Now, I’m not going to disagree with your assessment of the quality of Godiva chocolate, but your recounting of the history of their brand here and their boxes is incorrect.

When you Starbucks haters espressed your opinion to someone at Starbucks, what was the response?

I agree that it’s not really perceived as premium anymore, but that’s mostly because they’re (Starbucks) victims of their own success. Back when they started out, they did definitely have a certain cachet as “premium coffee that’s readily available”, as in say… 2000-ish, when there were a handful of local coffee shops serving excellent coffee, and a whole lot of places serving really awful coffee. Starbucks tapped into the market of people who were drinking the bad stuff because there really wasn’t an attractive alternative, especially if one wasn’t interested in investing the time and trouble to brew better coffee at home for whatever reason.

So at some point, places like 7-11, McDonald’s, etc… realized that Starbucks was absolutely killing their coffee sales, and they upped their game in response. So did grocery stores, so now what was once sort of special and high-ish end, is now middle of the road, and others upped their game beyond Starbucks, and we have good local coffee shops as well.

Hell, I hadn’t even HEARD the term “barista” until Starbucks brought it into common usage about a decade and a half ago, if that gives you an idea of how influential they are in the development of the US coffee culture.

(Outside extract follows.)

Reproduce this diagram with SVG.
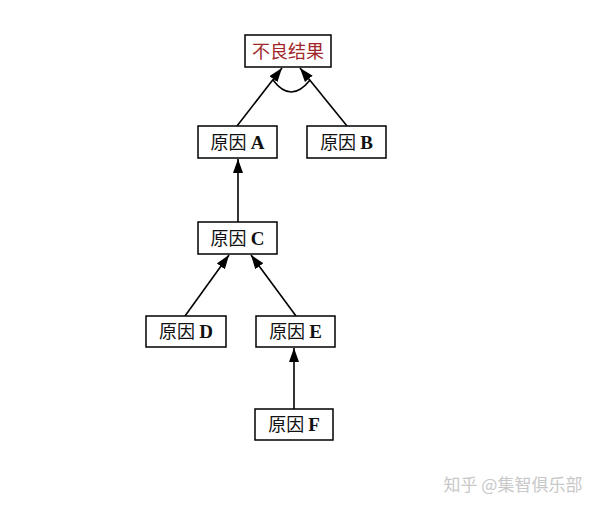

What this means in terms of the OP is that once upon a time, Starbucks coffee was better than the alternative, which was likely Folgers that had been percolated to death. But now that they’ve become so successful, their standard product isn’t as good relative to the other options as it used to be, so some of us are saying it’s “bad”, which isn’t necessarily so; it’s just a matter of having more and better options today.

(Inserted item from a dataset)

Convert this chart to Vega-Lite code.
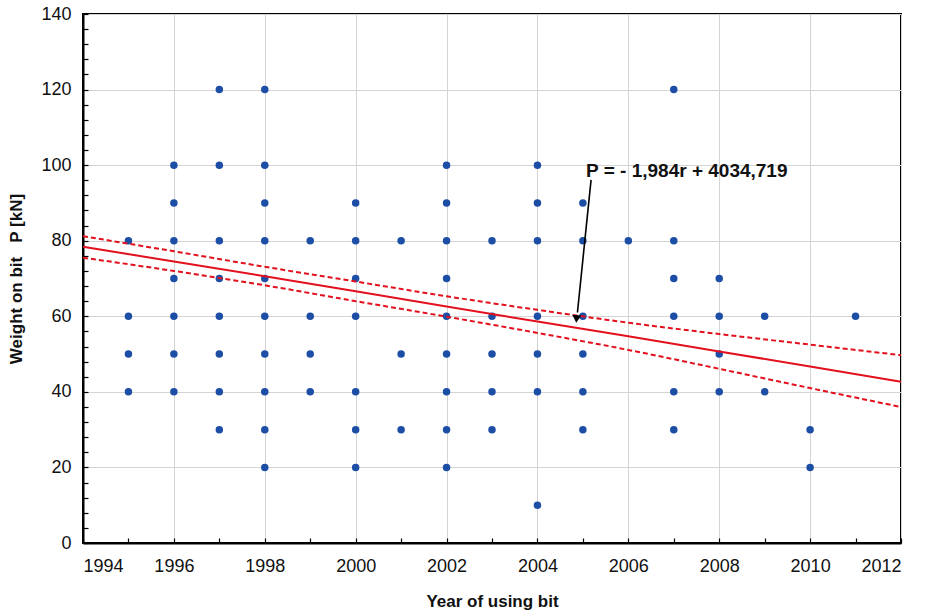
{
  "$schema": "https://vega.github.io/schema/vega-lite/v6.json",
  "width": 818,
  "height": 529,
  "autosize": "none",
  "padding": {"left": 83, "top": 14, "right": 28, "bottom": 68},
  "background": "white",
  "config": {
    "view": {"stroke": "black", "strokeWidth": 2},
    "axis": {"labelFont": "Liberation Sans", "labelFontSize": 18, "labelColor": "#111", "titleFont": "Liberation Sans", "titleFontSize": 17, "titleFontWeight": "bold", "titleColor": "#111", "gridColor": "#d4d4d4", "gridWidth": 1, "domainColor": "black", "domainWidth": 2, "tickColor": "black", "tickSize": -5, "tickWidth": 1.2, "labelOverlap": false, "tickCount": 200}
  },
  "datasets": {
    "obs": [
      {"year": 1995, "P": 80}, {"year": 1995, "P": 60}, {"year": 1995, "P": 50}, {"year": 1995, "P": 40},
      {"year": 1996, "P": 100}, {"year": 1996, "P": 90}, {"year": 1996, "P": 80}, {"year": 1996, "P": 70}, {"year": 1996, "P": 60}, {"year": 1996, "P": 50}, {"year": 1996, "P": 40},
      {"year": 1997, "P": 120}, {"year": 1997, "P": 100}, {"year": 1997, "P": 80}, {"year": 1997, "P": 70}, {"year": 1997, "P": 60}, {"year": 1997, "P": 50}, {"year": 1997, "P": 40}, {"year": 1997, "P": 30},
      {"year": 1998, "P": 120}, {"year": 1998, "P": 100}, {"year": 1998, "P": 90}, {"year": 1998, "P": 80}, {"year": 1998, "P": 70}, {"year": 1998, "P": 60}, {"year": 1998, "P": 50}, {"year": 1998, "P": 40}, {"year": 1998, "P": 30}, {"year": 1998, "P": 20},
      {"year": 1999, "P": 80}, {"year": 1999, "P": 60}, {"year": 1999, "P": 50}, {"year": 1999, "P": 40},
      {"year": 2000, "P": 90}, {"year": 2000, "P": 80}, {"year": 2000, "P": 70}, {"year": 2000, "P": 60}, {"year": 2000, "P": 40}, {"year": 2000, "P": 30}, {"year": 2000, "P": 20},
      {"year": 2001, "P": 80}, {"year": 2001, "P": 50}, {"year": 2001, "P": 30},
      {"year": 2002, "P": 100}, {"year": 2002, "P": 90}, {"year": 2002, "P": 80}, {"year": 2002, "P": 70}, {"year": 2002, "P": 60}, {"year": 2002, "P": 50}, {"year": 2002, "P": 40}, {"year": 2002, "P": 30}, {"year": 2002, "P": 20},
      {"year": 2003, "P": 80}, {"year": 2003, "P": 60}, {"year": 2003, "P": 50}, {"year": 2003, "P": 40}, {"year": 2003, "P": 30},
      {"year": 2004, "P": 100}, {"year": 2004, "P": 90}, {"year": 2004, "P": 80}, {"year": 2004, "P": 60}, {"year": 2004, "P": 50}, {"year": 2004, "P": 40}, {"year": 2004, "P": 10},
      {"year": 2005, "P": 90}, {"year": 2005, "P": 80}, {"year": 2005, "P": 60}, {"year": 2005, "P": 50}, {"year": 2005, "P": 40}, {"year": 2005, "P": 30},
      {"year": 2006, "P": 80},
      {"year": 2007, "P": 120}, {"year": 2007, "P": 80}, {"year": 2007, "P": 70}, {"year": 2007, "P": 60}, {"year": 2007, "P": 40}, {"year": 2007, "P": 30},
      {"year": 2008, "P": 70}, {"year": 2008, "P": 60}, {"year": 2008, "P": 50}, {"year": 2008, "P": 40},
      {"year": 2009, "P": 60}, {"year": 2009, "P": 40},
      {"year": 2010, "P": 30}, {"year": 2010, "P": 20},
      {"year": 2011, "P": 60}
    ],
    "fit": [
      {"year": 1994, "fit": 78.4, "lo": 75.5, "hi": 81.2},
      {"year": 1996, "fit": 74.5, "lo": 72.0, "hi": 77.2},
      {"year": 1998, "fit": 70.6, "lo": 68.2, "hi": 73.1},
      {"year": 2000, "fit": 66.6, "lo": 64.0, "hi": 69.2},
      {"year": 2002, "fit": 62.6, "lo": 59.9, "hi": 65.3},
      {"year": 2004, "fit": 58.6, "lo": 55.6, "hi": 61.7},
      {"year": 2006, "fit": 54.7, "lo": 51.1, "hi": 58.3},
      {"year": 2008, "fit": 50.7, "lo": 46.1, "hi": 55.3},
      {"year": 2010, "fit": 46.7, "lo": 41.0, "hi": 52.5},
      {"year": 2012, "fit": 42.7, "lo": 36.0, "hi": 49.7}
    ],
    "note": [
      {"tx": 2005.07, "ty": 96.85, "x": 2005.18, "y": 96.1, "x2": 2004.88, "y2": 61.0, "ax": 2004.86, "ay": 59.3, "label": "P = - 1,984r + 4034,719"}
    ]
  },
  "layer": [
    {
      "data": {"name": "obs"},
      "mark": {"type": "point", "filled": true, "size": 56, "opacity": 1, "color": "#1d4ea6"},
      "encoding": {
        "x": {"field": "year", "type": "quantitative", "scale": {"domain": [1994, 2012], "nice": false, "zero": false},
              "axis": {"values": [1994, 1995, 1996, 1997, 1998, 1999, 2000, 2001, 2002, 2003, 2004, 2005, 2006, 2007, 2008, 2009, 2010, 2011, 2012],
                       "labelExpr": "datum.value % 2 === 0 ? datum.label : ''",
                       "gridOpacity": {"condition": {"test": "datum.value % 2 === 0", "value": 1}, "value": 0},
                       "format": "d", "title": "Year of using bit", "titlePadding": 18, "labelPadding": 19}},
        "y": {"field": "P", "type": "quantitative", "scale": {"domain": [0, 140], "nice": false},
              "axis": {"values": [0, 4, 8, 12, 16, 20, 24, 28, 32, 36, 40, 44, 48, 52, 56, 60, 64, 68, 72, 76, 80, 84, 88, 92, 96, 100, 104, 108, 112, 116, 120, 124, 128, 132, 136, 140],
                       "labelExpr": "datum.value % 20 === 0 ? datum.label : ''",
                       "gridOpacity": {"condition": {"test": "datum.value % 20 === 0", "value": 1}, "value": 0},
                       "format": "d", "title": "Weight on bit\u00a0\u00a0\u00a0P [kN]", "titlePadding": 15, "labelPadding": 17}}
      }
    },
    {
      "data": {"name": "fit"},
      "mark": {"type": "line", "color": "#e3101e", "strokeWidth": 2},
      "encoding": {"x": {"field": "year", "type": "quantitative"}, "y": {"field": "fit", "type": "quantitative"}}
    },
    {
      "data": {"name": "fit"},
      "mark": {"type": "line", "color": "#e3101e", "strokeWidth": 2, "strokeDash": [5, 3], "interpolate": "monotone"},
      "encoding": {"x": {"field": "year", "type": "quantitative"}, "y": {"field": "hi", "type": "quantitative"}}
    },
    {
      "data": {"name": "fit"},
      "mark": {"type": "line", "color": "#e3101e", "strokeWidth": 2, "strokeDash": [5, 3], "interpolate": "monotone"},
      "encoding": {"x": {"field": "year", "type": "quantitative"}, "y": {"field": "lo", "type": "quantitative"}}
    },
    {
      "data": {"name": "note"},
      "mark": {"type": "rule", "color": "black", "strokeWidth": 1.6},
      "encoding": {"x": {"field": "x", "type": "quantitative"}, "y": {"field": "y", "type": "quantitative"}, "x2": {"field": "x2"}, "y2": {"field": "y2"}}
    },
    {
      "data": {"name": "note"},
      "mark": {"type": "point", "shape": "triangle-down", "filled": true, "color": "black", "size": 80, "opacity": 1, "angle": 4},
      "encoding": {"x": {"field": "ax", "type": "quantitative"}, "y": {"field": "ay", "type": "quantitative"}}
    },
    {
      "data": {"name": "note"},
      "mark": {"type": "text", "align": "left", "baseline": "alphabetic", "font": "Liberation Sans", "fontSize": 19, "fontWeight": "bold", "color": "#111"},
      "encoding": {"x": {"field": "tx", "type": "quantitative"}, "y": {"field": "ty", "type": "quantitative"}, "text": {"field": "label"}}
    }
  ]
}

I’m certainly not denying their influence. They are the force that made pretty much everyone step up their coffee game and now I can get a reasonable cup of coffee nearly anywhere in the US. My first encounter with them, though, was c. 1994/1995 and in the context of an area that already had “coffee culture,” so they were seen, at least by us cafe denizens, as soulless corporate coffee threatening to take out all the great ma & pop coffeeshops. Which is why I’m kind of amused at myself, two decades nigh, defending the place. :slight_smile:

But the quality HAS gotten worse. In the early 90s in college, as I stated above, you could tell a difference between the various coffees they sell. Now they are all generic espresso roasted and their focus is on drinks instead of coffee.